Source code of charts:
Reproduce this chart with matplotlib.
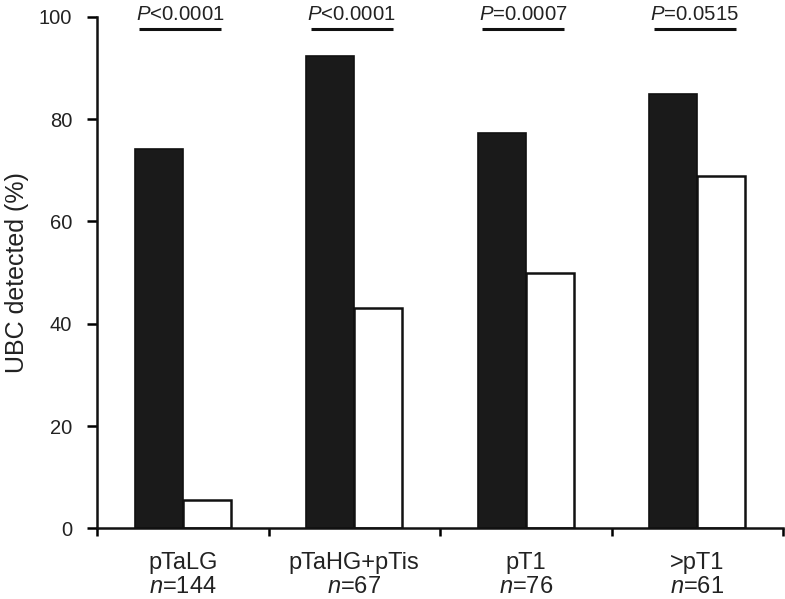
import matplotlib
matplotlib.use("Agg")
import matplotlib.pyplot as plt
import numpy as np

plt.rcParams['font.family'] = ['Liberation Sans', 'DejaVu Sans']
plt.rcParams['mathtext.fontset'] = 'custom'
plt.rcParams['mathtext.rm'] = 'Liberation Sans'
plt.rcParams['mathtext.it'] = 'Liberation Sans:italic'

groups = ['pTaLG', 'pTaHG+pTis', 'pT1', '>pT1']
n_cases = [144, 67, 76, 61]
black_vals = [74.1, 92.3, 77.3, 84.9]
white_vals = [5.5, 43.0, 50.0, 68.9]
p_labels = ['$P$<0.0001', '$P$<0.0001', '$P$=0.0007', '$P$=0.0515']

fig = plt.figure(figsize=(7.85, 5.99), dpi=100)
ax = fig.add_axes([0.1236, 0.118, 0.874, 0.854])

x = np.arange(len(groups))
w = 0.28
ax.bar(x - w / 2, black_vals, w, color='#1a1a1a', edgecolor='#111111', linewidth=1.2)
ax.bar(x + w / 2, white_vals, w, color='white', edgecolor='#111111', linewidth=1.8)

# p value brackets above each group
for xi, lab in zip(x, p_labels):
    ax.plot([xi - 0.255, xi + 0.225], [97.6, 97.6], color='#111111', lw=2.2,
            clip_on=False, solid_capstyle='butt')
    ax.text(xi - 0.015, 99.3, lab, ha='center', va='baseline', fontsize=14.7,
            color='#222222', clip_on=False)

ax.set_xlim(-0.5, 3.5)
ax.set_ylim(0, 100)
ax.set_yticks([0, 20, 40, 60, 80, 100])
ax.set_xticks(np.arange(-0.5, 4.0, 1.0))
ax.set_xticklabels([])
ax.set_xticks(x, minor=True)
ax.set_xticklabels([g + '\n$n$=' + str(n) for g, n in zip(groups, n_cases)], minor=True)
ax.tick_params(axis='x', which='minor', length=0, pad=17, labelsize=17, labelcolor='#222222')
ax.tick_params(axis='x', which='major', direction='out', length=6, width=1.8)
ax.tick_params(axis='y', direction='out', length=7, width=1.8, labelsize=14.5,
               labelcolor='#222222', pad=11)
for t in ax.get_xticklabels(minor=True):
    t.set_linespacing(1.12)

for s in ['top', 'right']:
    ax.spines[s].set_visible(False)
for s in ['left', 'bottom']:
    ax.spines[s].set_linewidth(1.8)
    ax.spines[s].set_color('#111111')

ax.set_ylabel('UBC detected (%)', fontsize=18, color='#222222', labelpad=7)

fig.savefig('out.png', dpi=100)
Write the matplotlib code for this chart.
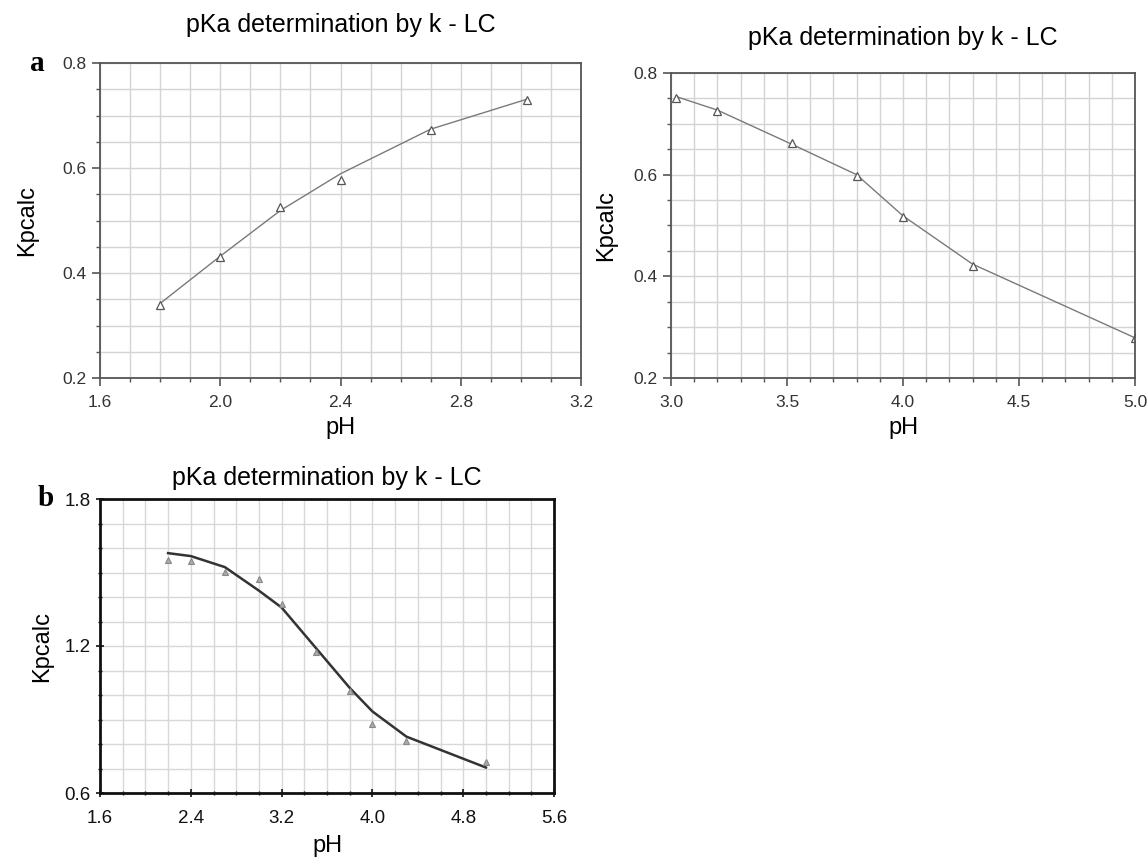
import matplotlib.pyplot as plt
from matplotlib.ticker import MultipleLocator

# panel a (upper left)
ph_a = [1.8, 2.0, 2.2, 2.4, 2.7, 3.02]
kp_a = [0.339, 0.430, 0.526, 0.577, 0.672, 0.730]
fit_a = [0.342, 0.432, 0.519, 0.589, 0.674, 0.731]

# upper right panel
ph_c = [3.02, 3.2, 3.52, 3.8, 4.0, 4.3, 5.0]
kp_c = [0.751, 0.726, 0.662, 0.598, 0.517, 0.421, 0.279]
fit_c = [0.754, 0.727, 0.660, 0.600, 0.519, 0.424, 0.279]

# panel b (lower)
ph_b = [2.2, 2.4, 2.7, 3.0, 3.2, 3.5, 3.8, 4.0, 4.3, 5.0]
kp_b = [1.552, 1.547, 1.501, 1.474, 1.371, 1.177, 1.015, 0.882, 0.812, 0.725]
fit_b = [1.579, 1.567, 1.522, 1.426, 1.357, 1.193, 1.029, 0.933, 0.830, 0.704]

title = 'pKa determination by k - LC'
W, H = 1148, 864

plt.rcParams['font.family'] = ['Liberation Sans', 'DejaVu Sans']
fig = plt.figure(figsize=(W / 100, H / 100), dpi=100)


def box(l, t, r, b):
    return [l / W, 1 - b / H, (r - l) / W, (b - t) / H]


def style(ax, xmaj, xmin, ymaj, ymin, grid='#d4d4d4', spine='#555555', lw=1.3):
    ax.xaxis.set_major_locator(MultipleLocator(xmaj))
    ax.xaxis.set_minor_locator(MultipleLocator(xmin))
    ax.yaxis.set_major_locator(MultipleLocator(ymaj))
    ax.yaxis.set_minor_locator(MultipleLocator(ymin))
    ax.grid(True, which='both', color=grid, lw=1)
    ax.set_axisbelow(True)
    for s in ax.spines.values():
        s.set_color(spine)
        s.set_linewidth(lw)
    ax.tick_params(which='major', length=6, width=1.2, color=spine)
    ax.tick_params(which='minor', length=3, width=1, color=spine)


# --- panel a ---
ax = fig.add_axes(box(100, 63, 581, 378))
ax.plot(ph_a, fit_a, color='#7a7a7a', lw=1)
ax.plot(ph_a, kp_a, ls='none', marker='^', ms=6, mfc='white', mec='#555555', mew=0.9)
ax.set_xlim(1.6, 3.2)
ax.set_ylim(0.2, 0.8)
style(ax, 0.4, 0.1, 0.2, 0.05)
ax.set_xticks([1.6, 2.0, 2.4, 2.8, 3.2], ['1.6', '2.0', '2.4', '2.8', '3.2'])
ax.set_yticks([0.2, 0.4, 0.6, 0.8], ['0.2', '0.4', '0.6', '0.8'])
ax.tick_params(labelsize=12.5, labelcolor='#333333')
ax.tick_params(axis='x', pad=6)
ax.set_xlabel('pH', fontsize=17, labelpad=5)
ax.set_ylabel('Kpcalc', fontsize=17, labelpad=18)
ax.set_title(title, fontsize=18, pad=22)
ax.text(-0.13, 1.0, 'a', transform=ax.transAxes, fontsize=21, fontweight='bold',
        family='Liberation Serif', va='center', ha='center')

# --- upper right panel ---
ax = fig.add_axes(box(671, 73, 1135, 378))
ax.plot(ph_c, fit_c, color='#7a7a7a', lw=1)
ax.plot(ph_c, kp_c, ls='none', marker='^', ms=6, mfc='white', mec='#555555', mew=0.9)
ax.set_xlim(3.0, 5.0)
ax.set_ylim(0.2, 0.8)
style(ax, 0.5, 0.1, 0.2, 0.05)
ax.set_xticks([3.0, 3.5, 4.0, 4.5, 5.0], ['3.0', '3.5', '4.0', '4.5', '5.0'])
ax.set_yticks([0.2, 0.4, 0.6, 0.8], ['0.2', '0.4', '0.6', '0.8'])
ax.tick_params(labelsize=12.5, labelcolor='#333333')
ax.tick_params(axis='x', pad=6)
ax.set_xlabel('pH', fontsize=17, labelpad=5)
ax.set_ylabel('Kpcalc', fontsize=17, labelpad=12)
ax.set_title(title, fontsize=18, pad=20)

# --- panel b ---
ax = fig.add_axes(box(100, 499, 554, 793))
ax.plot(ph_b, fit_b, color='#333333', lw=1.8)
ax.plot(ph_b, kp_b, ls='none', marker='^', ms=5, mfc='#aaaaaa', mec='#888888', mew=0.8)
ax.set_xlim(1.6, 5.6)
ax.set_ylim(0.6, 1.8)
style(ax, 0.8, 0.2, 0.6, 0.1, grid='#d8d8d8', spine='#111111', lw=2)
ax.tick_params(which='both', direction='inout')
ax.set_xticks([1.6, 2.4, 3.2, 4.0, 4.8, 5.6], ['1.6', '2.4', '3.2', '4.0', '4.8', '5.6'],
              fontsize=13.5)
ax.set_yticks([0.6, 1.2, 1.8], ['0.6', '1.2', '1.8'], fontsize=13.5)
ax.tick_params(labelcolor='#111111')
ax.tick_params(axis='x', pad=9)
ax.set_xlabel('pH', fontsize=17, labelpad=6)
ax.set_ylabel('Kpcalc', fontsize=17, labelpad=8)
ax.set_title(title, fontsize=18, pad=10)
ax.text(-0.12, 1.0, 'b', transform=ax.transAxes, fontsize=21, fontweight='bold',
        family='Liberation Serif', va='center', ha='center')

plt.savefig('out.png', dpi=100)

#### WRITTEN PROBLEM:
Transcribe exactly, with no pictures, the lines running from the first line of the material through the line holding "import numpy as np".

#### FULL ANSWER:
Reproduce this chart with matplotlib.
import matplotlib
matplotlib.use("Agg")
import matplotlib.pyplot as plt
import numpy as np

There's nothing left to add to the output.